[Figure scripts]
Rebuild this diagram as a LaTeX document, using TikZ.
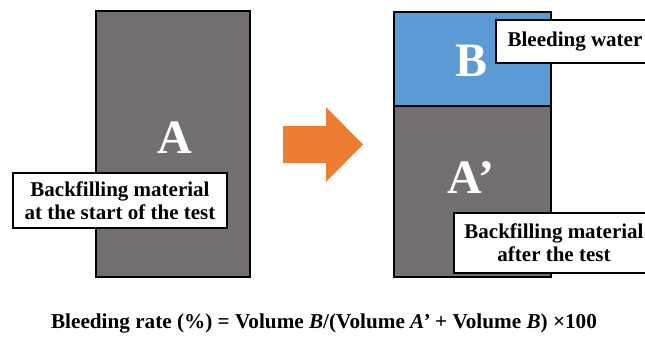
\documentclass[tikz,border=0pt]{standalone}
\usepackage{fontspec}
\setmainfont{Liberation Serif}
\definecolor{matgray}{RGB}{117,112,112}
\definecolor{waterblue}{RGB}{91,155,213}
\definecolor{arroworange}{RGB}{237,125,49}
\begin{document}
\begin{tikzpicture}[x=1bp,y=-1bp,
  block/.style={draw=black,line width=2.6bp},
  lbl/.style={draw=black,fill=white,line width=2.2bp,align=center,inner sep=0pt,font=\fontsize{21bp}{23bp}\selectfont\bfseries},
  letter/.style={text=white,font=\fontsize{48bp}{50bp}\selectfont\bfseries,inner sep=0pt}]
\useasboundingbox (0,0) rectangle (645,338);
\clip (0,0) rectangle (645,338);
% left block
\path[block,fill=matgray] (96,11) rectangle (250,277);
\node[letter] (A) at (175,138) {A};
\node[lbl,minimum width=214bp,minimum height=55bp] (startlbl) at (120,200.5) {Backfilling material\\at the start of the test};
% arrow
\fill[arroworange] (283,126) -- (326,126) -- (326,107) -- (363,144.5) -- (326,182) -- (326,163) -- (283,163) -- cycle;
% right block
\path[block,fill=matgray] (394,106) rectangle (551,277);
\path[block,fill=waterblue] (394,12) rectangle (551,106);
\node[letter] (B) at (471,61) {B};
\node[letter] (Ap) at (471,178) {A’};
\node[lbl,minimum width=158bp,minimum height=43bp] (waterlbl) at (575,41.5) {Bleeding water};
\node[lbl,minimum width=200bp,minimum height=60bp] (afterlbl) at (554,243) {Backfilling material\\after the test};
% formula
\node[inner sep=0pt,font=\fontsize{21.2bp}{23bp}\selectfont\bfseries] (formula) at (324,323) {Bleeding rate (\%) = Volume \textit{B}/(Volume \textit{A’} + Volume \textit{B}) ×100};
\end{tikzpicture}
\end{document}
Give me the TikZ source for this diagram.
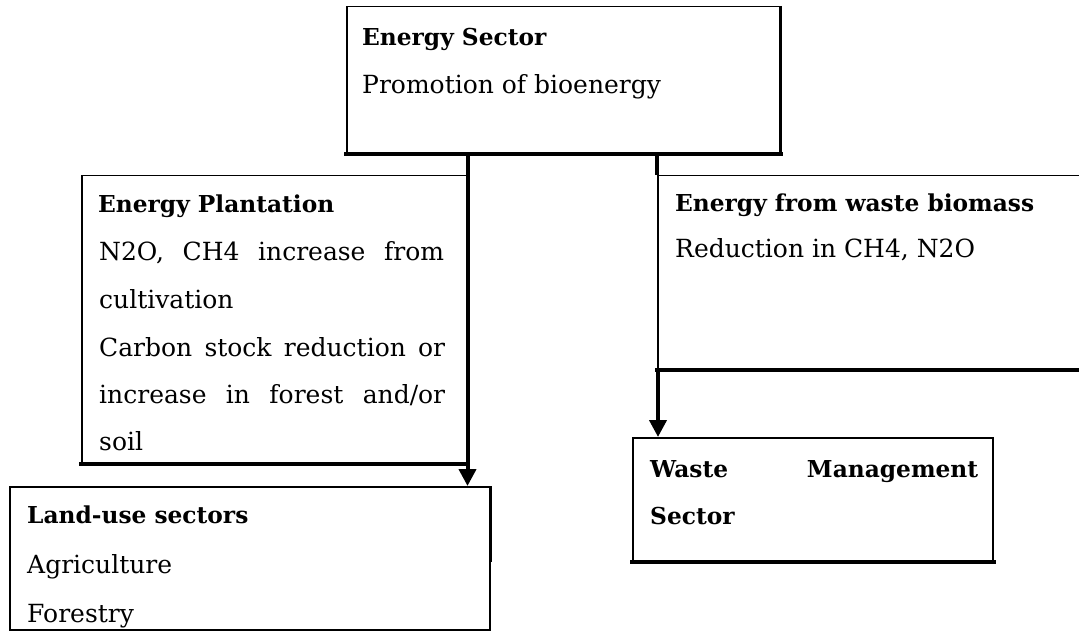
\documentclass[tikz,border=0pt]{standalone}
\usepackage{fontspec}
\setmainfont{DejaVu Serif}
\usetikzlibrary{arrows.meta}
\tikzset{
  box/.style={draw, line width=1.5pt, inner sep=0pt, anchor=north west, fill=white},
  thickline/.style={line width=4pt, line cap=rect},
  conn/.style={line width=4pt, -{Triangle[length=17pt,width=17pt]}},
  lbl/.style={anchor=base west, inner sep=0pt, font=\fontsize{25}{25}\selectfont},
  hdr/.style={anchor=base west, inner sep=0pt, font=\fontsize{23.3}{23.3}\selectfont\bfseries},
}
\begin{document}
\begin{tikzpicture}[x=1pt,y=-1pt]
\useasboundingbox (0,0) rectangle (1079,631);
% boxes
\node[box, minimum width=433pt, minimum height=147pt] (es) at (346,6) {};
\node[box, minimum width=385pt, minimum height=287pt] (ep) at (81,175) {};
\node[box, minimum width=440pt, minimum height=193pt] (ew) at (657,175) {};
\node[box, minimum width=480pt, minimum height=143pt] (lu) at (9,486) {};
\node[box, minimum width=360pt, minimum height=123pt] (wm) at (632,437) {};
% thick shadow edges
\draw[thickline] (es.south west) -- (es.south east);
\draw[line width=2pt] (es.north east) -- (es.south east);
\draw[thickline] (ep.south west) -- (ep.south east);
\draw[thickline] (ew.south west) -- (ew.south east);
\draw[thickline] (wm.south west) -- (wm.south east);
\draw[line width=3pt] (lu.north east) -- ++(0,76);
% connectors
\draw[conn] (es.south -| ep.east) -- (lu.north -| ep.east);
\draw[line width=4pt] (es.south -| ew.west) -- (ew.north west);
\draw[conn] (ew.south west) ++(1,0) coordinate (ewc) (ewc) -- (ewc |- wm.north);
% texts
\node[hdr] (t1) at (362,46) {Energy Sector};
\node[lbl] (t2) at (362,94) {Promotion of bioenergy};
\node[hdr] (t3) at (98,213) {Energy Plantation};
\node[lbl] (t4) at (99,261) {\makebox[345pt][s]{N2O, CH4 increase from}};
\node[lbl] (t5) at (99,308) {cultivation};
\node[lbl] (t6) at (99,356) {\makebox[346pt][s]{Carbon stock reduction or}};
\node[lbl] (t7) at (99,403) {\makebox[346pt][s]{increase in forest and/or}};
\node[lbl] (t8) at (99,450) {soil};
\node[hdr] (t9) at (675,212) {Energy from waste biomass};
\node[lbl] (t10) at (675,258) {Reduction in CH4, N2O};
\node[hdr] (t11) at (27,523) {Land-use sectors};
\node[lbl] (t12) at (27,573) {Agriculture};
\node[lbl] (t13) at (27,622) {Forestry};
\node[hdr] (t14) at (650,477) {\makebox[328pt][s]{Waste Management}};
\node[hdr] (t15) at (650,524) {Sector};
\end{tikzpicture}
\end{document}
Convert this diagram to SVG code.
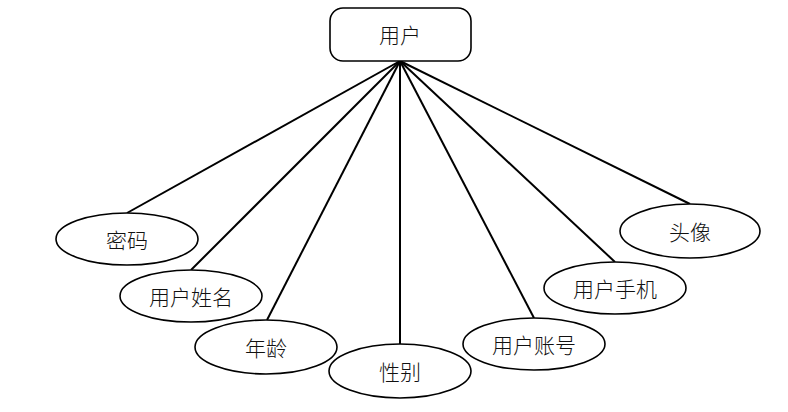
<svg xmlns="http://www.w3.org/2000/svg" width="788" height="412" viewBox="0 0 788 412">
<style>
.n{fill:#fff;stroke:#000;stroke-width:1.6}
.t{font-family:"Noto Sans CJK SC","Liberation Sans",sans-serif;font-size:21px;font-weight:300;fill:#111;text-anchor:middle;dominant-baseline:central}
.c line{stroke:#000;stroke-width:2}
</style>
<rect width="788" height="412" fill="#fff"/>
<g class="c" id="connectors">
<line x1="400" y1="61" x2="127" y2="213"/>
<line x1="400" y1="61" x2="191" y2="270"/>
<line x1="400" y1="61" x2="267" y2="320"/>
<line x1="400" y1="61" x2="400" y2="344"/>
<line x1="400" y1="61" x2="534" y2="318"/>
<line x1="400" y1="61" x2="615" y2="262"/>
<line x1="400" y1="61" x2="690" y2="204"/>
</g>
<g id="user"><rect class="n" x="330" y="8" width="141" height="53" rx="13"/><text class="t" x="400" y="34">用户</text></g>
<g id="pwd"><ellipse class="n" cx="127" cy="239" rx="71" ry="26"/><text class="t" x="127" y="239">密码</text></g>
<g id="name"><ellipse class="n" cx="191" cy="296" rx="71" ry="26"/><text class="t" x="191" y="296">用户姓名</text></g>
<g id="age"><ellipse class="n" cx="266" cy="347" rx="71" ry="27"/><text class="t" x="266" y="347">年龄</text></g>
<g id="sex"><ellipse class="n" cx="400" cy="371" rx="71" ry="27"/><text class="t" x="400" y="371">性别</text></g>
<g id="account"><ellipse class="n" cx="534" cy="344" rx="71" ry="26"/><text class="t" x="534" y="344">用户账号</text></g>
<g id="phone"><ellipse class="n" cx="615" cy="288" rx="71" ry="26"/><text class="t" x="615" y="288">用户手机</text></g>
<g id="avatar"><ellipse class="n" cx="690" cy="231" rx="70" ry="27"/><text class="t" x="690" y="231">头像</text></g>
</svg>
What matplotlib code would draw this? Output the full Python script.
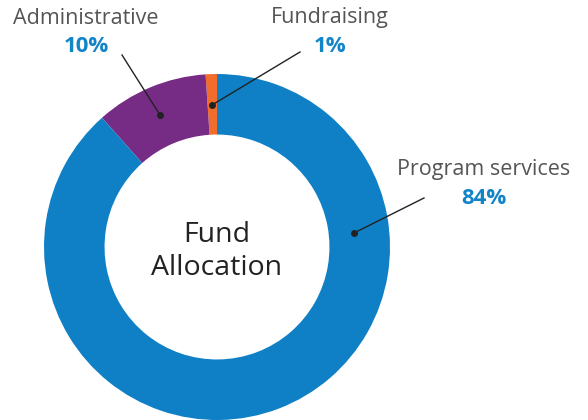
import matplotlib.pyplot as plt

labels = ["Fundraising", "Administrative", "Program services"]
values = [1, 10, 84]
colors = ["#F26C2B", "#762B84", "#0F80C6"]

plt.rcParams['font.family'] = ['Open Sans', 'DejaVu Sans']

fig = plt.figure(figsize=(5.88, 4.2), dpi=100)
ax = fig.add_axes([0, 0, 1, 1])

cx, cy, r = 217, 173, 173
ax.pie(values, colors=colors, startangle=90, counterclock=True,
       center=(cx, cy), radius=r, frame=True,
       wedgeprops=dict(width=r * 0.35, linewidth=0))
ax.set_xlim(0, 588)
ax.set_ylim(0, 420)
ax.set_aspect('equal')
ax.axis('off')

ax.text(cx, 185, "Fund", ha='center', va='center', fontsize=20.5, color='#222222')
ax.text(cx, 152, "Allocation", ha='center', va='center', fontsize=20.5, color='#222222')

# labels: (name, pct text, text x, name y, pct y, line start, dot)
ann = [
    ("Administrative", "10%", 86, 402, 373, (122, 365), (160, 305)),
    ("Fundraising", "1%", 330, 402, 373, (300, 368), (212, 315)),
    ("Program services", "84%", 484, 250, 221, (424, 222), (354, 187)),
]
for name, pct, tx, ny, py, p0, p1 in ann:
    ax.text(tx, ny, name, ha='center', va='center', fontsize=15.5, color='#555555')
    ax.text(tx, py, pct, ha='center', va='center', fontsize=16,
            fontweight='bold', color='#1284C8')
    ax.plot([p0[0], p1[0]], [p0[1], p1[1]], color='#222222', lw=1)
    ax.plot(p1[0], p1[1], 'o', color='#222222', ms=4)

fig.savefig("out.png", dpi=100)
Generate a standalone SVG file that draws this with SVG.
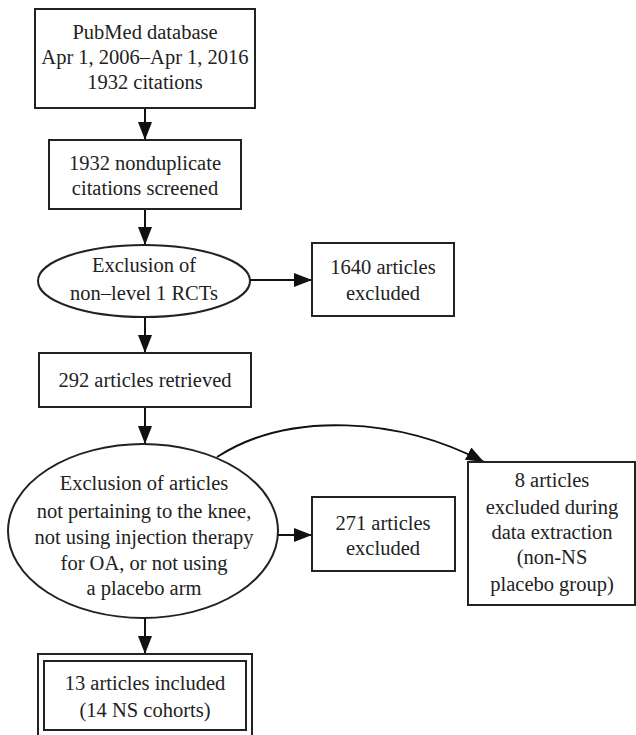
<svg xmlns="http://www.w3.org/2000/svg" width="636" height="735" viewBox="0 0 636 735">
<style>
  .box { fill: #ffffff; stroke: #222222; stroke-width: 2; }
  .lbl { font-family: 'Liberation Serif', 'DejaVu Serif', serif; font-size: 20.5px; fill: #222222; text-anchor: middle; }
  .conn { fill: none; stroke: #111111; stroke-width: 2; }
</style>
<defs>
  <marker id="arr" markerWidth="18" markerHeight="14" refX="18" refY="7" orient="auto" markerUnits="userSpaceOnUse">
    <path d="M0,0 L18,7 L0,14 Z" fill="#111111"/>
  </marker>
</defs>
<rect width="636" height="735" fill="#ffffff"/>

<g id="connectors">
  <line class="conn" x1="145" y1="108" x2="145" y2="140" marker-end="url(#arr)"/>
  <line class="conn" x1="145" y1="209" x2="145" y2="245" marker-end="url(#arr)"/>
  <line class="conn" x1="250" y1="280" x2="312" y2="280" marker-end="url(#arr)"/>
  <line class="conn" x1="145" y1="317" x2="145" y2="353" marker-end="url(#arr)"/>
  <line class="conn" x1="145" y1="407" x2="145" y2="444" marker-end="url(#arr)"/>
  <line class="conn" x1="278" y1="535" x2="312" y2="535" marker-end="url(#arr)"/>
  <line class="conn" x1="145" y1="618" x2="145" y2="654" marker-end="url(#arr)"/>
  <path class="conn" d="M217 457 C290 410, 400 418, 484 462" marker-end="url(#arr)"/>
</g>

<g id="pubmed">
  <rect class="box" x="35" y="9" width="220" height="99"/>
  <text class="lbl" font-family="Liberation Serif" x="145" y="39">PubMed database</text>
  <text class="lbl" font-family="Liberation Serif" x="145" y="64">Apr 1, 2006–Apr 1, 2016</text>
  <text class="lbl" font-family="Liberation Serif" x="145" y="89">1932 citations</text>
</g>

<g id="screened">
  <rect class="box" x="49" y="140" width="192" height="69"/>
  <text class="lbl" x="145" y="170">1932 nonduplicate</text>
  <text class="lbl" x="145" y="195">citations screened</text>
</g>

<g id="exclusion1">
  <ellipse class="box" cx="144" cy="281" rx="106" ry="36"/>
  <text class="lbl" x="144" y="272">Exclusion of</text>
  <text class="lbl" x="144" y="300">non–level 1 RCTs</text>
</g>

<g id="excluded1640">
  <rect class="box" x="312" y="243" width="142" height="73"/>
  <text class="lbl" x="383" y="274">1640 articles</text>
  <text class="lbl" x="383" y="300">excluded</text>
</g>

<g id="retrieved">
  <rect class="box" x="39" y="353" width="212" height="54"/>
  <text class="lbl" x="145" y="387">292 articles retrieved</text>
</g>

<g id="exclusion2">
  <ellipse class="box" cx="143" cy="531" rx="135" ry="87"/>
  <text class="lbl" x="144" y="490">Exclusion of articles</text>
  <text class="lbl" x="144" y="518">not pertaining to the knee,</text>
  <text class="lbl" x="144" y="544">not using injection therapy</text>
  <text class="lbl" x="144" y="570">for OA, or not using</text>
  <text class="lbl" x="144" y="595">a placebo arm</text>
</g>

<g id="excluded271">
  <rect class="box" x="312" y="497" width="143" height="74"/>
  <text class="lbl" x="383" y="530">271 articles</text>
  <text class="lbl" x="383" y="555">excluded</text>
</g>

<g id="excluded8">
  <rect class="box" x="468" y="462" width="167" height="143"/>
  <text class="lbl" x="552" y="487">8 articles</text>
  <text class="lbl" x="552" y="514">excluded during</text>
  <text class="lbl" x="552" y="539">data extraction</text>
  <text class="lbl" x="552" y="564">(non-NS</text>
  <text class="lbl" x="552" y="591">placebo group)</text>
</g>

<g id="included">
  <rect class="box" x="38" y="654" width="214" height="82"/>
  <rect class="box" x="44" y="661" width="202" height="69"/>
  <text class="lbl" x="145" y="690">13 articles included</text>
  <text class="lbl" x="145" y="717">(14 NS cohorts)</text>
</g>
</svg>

▶ [Task instructions]:
Lines containing the word "matplotlib" must all be returned from the material above.

▶ [Solved problem]:
What matplotlib code would draw this? Output the full Python script.
import matplotlib.pyplot as plt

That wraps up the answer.